LusoJornal / Dominique Stoenesco

«Témoigner pour rompre le silence»: Présentation de «Exílios.2» à la Librairie Portugaise et Brésilienne

Vendredi dernier, le 18 mai, a eu lieu à la Librairie Portugaise et Brésilienne, à Paris, la présentation du livre «Exílios.2», en présence d’exilés et de déserteurs de la guerre coloniale en Afrique et du régime salazariste.

Après la parution du premier volume, «Exílios», en 2016, ce deuxième volume, publié également par l’AEP61-74 (Association des Exilés Politiques Portugais – Lisbonne), réunit 29 autres témoignages de femmes et d’hommes qui ont vécu divers types d’exils, à travers des parcours mouvementés qui ont souvent bouleversé définitivement leurs vies.

La somme de ces témoignages individuels constitue indéniablement la force d’une mémoire collective, contribuant ainsi à l’écriture d’une histoire au présent.
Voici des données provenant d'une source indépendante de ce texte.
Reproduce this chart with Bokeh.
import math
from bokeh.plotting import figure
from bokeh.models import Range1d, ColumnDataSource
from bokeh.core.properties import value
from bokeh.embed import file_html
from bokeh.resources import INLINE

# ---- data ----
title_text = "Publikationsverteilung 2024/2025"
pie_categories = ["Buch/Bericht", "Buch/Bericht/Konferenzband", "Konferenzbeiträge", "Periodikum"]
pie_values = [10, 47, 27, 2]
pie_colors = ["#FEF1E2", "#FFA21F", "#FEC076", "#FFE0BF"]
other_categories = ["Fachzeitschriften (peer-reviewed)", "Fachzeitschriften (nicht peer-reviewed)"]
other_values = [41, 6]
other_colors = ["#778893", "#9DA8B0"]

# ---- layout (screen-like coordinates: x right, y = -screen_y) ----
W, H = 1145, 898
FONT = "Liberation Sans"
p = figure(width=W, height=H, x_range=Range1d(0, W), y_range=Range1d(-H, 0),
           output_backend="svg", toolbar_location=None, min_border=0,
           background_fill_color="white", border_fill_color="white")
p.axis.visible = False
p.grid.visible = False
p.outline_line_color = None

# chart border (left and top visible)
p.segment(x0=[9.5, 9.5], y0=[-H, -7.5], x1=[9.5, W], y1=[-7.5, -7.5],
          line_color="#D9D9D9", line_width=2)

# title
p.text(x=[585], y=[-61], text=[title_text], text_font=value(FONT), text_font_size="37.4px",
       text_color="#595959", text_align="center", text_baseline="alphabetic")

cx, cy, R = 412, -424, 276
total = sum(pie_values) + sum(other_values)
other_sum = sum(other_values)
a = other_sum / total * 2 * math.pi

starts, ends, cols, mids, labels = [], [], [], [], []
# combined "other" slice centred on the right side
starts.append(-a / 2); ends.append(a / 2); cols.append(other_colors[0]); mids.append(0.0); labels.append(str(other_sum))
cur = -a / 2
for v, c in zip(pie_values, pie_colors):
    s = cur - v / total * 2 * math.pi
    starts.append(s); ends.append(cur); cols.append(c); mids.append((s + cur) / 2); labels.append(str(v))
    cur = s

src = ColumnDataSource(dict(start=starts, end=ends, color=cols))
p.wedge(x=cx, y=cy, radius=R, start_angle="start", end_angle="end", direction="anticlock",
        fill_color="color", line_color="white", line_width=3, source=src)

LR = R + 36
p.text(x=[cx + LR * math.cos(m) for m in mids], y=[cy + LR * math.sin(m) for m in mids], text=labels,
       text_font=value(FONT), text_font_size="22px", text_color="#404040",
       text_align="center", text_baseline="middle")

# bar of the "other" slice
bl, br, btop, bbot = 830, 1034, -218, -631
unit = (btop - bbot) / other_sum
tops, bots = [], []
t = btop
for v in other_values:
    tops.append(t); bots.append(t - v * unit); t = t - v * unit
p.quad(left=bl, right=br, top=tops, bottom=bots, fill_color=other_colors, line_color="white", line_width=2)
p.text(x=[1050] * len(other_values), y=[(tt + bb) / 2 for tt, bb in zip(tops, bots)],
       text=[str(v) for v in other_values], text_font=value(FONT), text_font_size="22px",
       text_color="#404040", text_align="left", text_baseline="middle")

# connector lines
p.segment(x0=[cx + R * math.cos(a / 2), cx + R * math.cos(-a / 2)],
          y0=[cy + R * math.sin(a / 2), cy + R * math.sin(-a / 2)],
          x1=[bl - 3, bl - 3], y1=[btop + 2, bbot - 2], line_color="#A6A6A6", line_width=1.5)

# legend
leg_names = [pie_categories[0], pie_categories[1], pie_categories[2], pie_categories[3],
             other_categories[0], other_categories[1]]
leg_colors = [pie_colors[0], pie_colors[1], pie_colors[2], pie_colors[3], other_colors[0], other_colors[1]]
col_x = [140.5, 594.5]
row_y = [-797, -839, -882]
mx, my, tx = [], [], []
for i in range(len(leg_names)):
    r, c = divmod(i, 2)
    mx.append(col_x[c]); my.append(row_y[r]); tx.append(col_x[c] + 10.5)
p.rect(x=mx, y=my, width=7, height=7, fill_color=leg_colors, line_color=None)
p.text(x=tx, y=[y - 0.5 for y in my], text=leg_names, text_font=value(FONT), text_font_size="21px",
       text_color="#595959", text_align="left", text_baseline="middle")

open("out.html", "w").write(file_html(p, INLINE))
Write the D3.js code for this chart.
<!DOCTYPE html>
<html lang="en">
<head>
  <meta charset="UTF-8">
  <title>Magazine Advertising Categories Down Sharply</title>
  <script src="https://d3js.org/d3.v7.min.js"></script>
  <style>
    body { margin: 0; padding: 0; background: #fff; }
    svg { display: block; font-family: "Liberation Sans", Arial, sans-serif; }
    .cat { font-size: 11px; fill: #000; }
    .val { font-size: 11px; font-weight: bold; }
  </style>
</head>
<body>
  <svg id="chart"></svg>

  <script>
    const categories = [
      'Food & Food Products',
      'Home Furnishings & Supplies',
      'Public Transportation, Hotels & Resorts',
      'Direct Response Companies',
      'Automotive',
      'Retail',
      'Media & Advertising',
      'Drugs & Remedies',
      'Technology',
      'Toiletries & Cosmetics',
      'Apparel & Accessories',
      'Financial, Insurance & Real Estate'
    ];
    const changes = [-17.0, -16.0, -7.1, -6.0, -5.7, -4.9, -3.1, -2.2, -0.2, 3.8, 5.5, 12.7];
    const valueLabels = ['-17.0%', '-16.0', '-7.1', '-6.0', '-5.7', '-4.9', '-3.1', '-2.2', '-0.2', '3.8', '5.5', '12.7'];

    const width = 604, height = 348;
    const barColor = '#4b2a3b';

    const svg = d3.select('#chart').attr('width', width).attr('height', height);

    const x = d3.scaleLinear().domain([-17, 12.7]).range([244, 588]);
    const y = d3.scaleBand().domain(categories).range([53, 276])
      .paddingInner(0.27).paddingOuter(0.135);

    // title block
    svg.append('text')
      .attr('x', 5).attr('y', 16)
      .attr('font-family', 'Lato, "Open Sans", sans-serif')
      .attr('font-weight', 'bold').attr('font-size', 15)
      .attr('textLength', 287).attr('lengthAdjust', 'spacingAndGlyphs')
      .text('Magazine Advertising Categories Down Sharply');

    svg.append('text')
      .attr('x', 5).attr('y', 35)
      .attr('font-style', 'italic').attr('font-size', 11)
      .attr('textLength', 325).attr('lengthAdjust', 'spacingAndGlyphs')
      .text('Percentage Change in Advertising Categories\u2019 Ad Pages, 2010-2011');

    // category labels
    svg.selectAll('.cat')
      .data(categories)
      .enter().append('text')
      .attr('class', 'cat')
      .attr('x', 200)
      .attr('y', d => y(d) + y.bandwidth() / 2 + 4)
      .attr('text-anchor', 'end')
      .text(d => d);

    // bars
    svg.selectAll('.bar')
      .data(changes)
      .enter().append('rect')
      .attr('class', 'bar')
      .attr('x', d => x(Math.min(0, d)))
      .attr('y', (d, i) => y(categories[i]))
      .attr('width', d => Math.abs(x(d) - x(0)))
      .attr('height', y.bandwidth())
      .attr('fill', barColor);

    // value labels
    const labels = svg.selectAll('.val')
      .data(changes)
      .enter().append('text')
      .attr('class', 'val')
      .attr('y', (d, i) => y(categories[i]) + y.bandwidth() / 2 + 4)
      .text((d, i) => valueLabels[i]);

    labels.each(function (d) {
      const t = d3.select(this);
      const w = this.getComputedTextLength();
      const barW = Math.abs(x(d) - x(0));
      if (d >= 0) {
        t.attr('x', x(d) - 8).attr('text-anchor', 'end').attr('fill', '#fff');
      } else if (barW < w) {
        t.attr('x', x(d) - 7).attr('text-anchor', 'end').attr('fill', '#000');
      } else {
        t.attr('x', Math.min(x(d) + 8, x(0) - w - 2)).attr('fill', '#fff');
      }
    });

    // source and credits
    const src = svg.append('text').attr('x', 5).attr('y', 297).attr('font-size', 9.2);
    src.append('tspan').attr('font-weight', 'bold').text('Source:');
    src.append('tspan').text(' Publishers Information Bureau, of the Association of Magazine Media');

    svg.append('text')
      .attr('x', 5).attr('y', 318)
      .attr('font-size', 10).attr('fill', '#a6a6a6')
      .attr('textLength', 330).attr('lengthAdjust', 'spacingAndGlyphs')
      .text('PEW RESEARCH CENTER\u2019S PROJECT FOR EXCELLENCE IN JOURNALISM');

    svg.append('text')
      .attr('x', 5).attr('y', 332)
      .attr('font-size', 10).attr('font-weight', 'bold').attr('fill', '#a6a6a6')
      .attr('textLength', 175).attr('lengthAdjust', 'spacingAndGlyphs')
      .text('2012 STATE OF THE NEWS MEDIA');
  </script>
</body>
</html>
Par ailleurs, l’intérêt de «Exílios.2» réside également dans le fait que cet ouvrage permet, comme le souligne Miguel Cardina dans la préface, d’aborder une question, celle de la désertion, qui aujourd’hui encore est «polémique et presque taboue» au Portugal. «Sans avoir la prétention – nous dit Miguel Cardina – de présenter un tableau représentatif de tous les parcours de désertion, les voix qui témoignent dans ce livre nous obligent, en brisant le silence, à considérer la désertion comme partie intégrante de l’histoire de la résistance face à la dictature et à la guerre coloniale».

La présentation de «Exílios.2», dont le sous-titre est précisément «Testemunhos de exilados e desertores portugueses (1961-1974)», a été faite par Fernando Cardoso, Président de l’AEP61-74 et Coordinateur de la publication, et par Sónia Ferreira, Anthropologue à l’Université de Paris Diderot.

Dans son exposé, qui permettait de contextualiser le thème et qui invitait le public à une réflexion plus large, Sónia Ferreira a abordé les points suivants: le silence, l’oubli et l’inscription de l’exil dans l’histoire; comment étudier l’exil, au passé ou au présent; les questions de genre; la construction des réseaux, le militantisme et la solidarité.

Ces deux interventions ont été suivies d’un débat très riche et animé au cours duquel plusieurs exilés et déserteurs ont pu évoquer leurs parcours et expliquer les raisons pour lesquelles ils témoignent aujourd’hui.

De la diversité de leurs témoignages et de leurs différentes positions politiques concernant ces questions, il en ressort toutefois quelques points communs: l’engagement total contre la guerre coloniale, la volonté de rompre le silence actuel sur ces thèmes et de les insérer dans le débat politique général.

Enfin, les échanges autour de «Exílios.2» ont montré aussi combien la reconstruction de la mémoire est un long cheminement semé d’interrogations, d’écueils et de tourments. Si, d’une part, la mémoire a besoin de temps pour se libérer, en l’occurrence environ cinquante ans, d’autre part, plus ce temps est long plus les souvenirs s’estompent… D’où tout l’intérêt de cette publication.